This post originally appeared on the School Law blog.
The U.S. Supreme Court on Monday declined to hear the appeal of a group of Kansas parents and students who object on religious grounds to the state’s adoption of the Next Generation Science Standards.
The group alleged in a lawsuit against the Kansas state education department that the standards, developed by 26 states based on a framework published by the National Research Council, address religious questions by removing a “theistic” viewpoint and creating a “non-theistic worldview” in science instruction in the public schools.
The lawsuit by a group called Citizens for Objective Public Education said that in addressing questions such as “where do we come from?”, the Next Generation standards rely on an “orthodoxy called Methodological Naturalism or Scientific Materialism and a variety of other deceptive methods to lead impressionable children, beginning in kindergarten, to answer the questions with only materialistic/atheistic answers,” as the group said in its Supreme Court appeal.
The group argued that Kansas’s 2013 adoption of science standards based on the Next Generation Science Standards and the National Research Council’s framework constituted an unconstitutional government establishment of religion and also violated the First Amendment free exercise of religion rights of the families.
A federal district court held in 2014 that the group and its members lacked standing to bring the suit because the alleged injuries were abstract.
In an April decision, a three-judge panel of the U.S. Court of Appeals for the 10th Circuit, in Denver, unanimously upheld the district court and rejected COPE’s theories of legal injury.
“COPE does not offer any facts to support the conclusion that the Standards condemn any religion or send a message of endorsement,” the 10th Circuit court said. “And any fear of biased instruction is premised on COPE’s predictions of school districts’ responses to the Standards--an attempt by COPE to recast a future injury as a present one.”
The U.S. Supreme Court asked Kansas to respond to COPE’s appeal, and the state stressed that curriculum decisions remain a matter for local school districts.

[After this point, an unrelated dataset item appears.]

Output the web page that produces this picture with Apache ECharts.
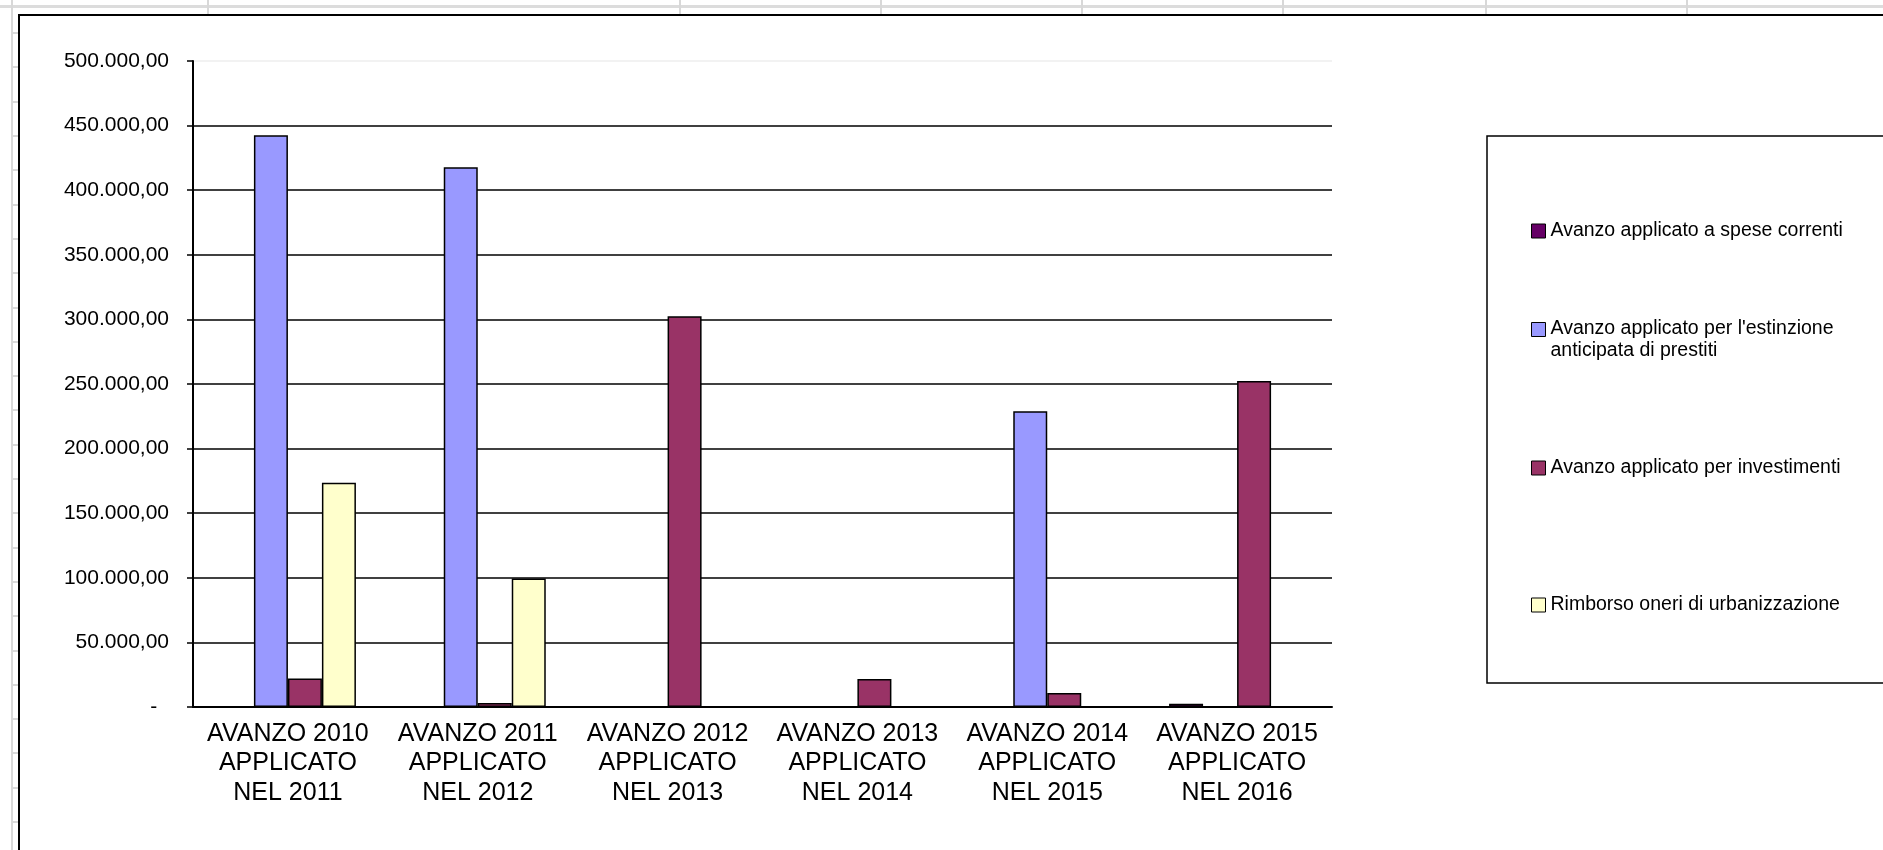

“Although Kansas law requires the state board of education to establish curriculum standards, locally elected school boards remain free to determine their own curricula,” said the brief filed by Kansas Attorney General Derek Schmidt. He added that COPE had not alleged that any children involved in the suit attended school districts where the science standards had been implemented.
The Supreme Court issued a short order on Nov. 14 declining without comment to hear the group’s appeal in COPE v. Kansas State Board of Education (Case No. 16-229).